Okta’s stock fell by 11% as the company maintained its forecast, citing economic uncertainties

okta

On Tuesday, Okta reported earnings and revenue that surpassed expectations, but kept its guidance unchanged as the identity management software firm navigates a challenging economic environment. The shares dropped 11% in after-hours trading.

Here’s a comparison of the company’s performance against LSEG forecasts:

Adjusted EPS was 86 cents compared to the expected 77 cents.
Revenue reached $688 million versus the anticipated $680 million.
For the fiscal first quarter, revenue grew by 12% from $617 million a year ago, with subscription revenue also rising by the same percentage to $673 million.

Okta recorded a net income of $62 million, or 35 cents per share, bouncing back from a net loss of $40 million, or 24 cents per share, the previous year.

The company stated it is adopting a “prudent approach” to its projections by keeping its previous guidance for the fiscal year. Okta has indicated it expects revenue between $2.85 billion and $2.86 billion for the year.

Okta CEO said in an interview

“In considering our future outlook, we are being somewhat conservative due to potential macroeconomic uncertainties ahead,” said CEO Todd McKinnon in an interview. “Overall, we believe we are well-positioned in our identity security market.”
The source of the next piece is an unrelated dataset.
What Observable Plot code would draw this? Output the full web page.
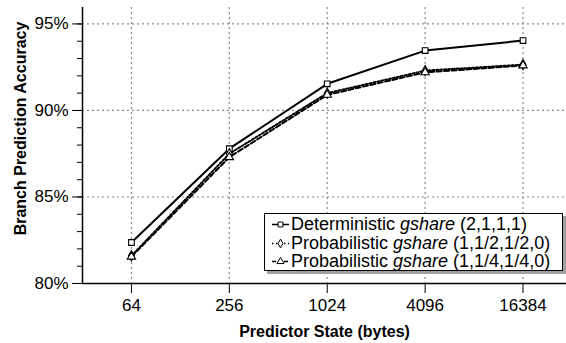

Many companies in the technology sector and other industries have retracted their forecasts since President Donald Trump announced extensive new tariffs in April. Recently, the market has seen a recovery as the administration has retracted or delayed several of these tariffs.

McKinnon noted that conversations with customers have become “more cautious,” but emphasized that the business was not adversely affected in the first quarter.

Current performance obligations reached $2.23 billion, which is above the $2.19 billion estimate from StreetAccount.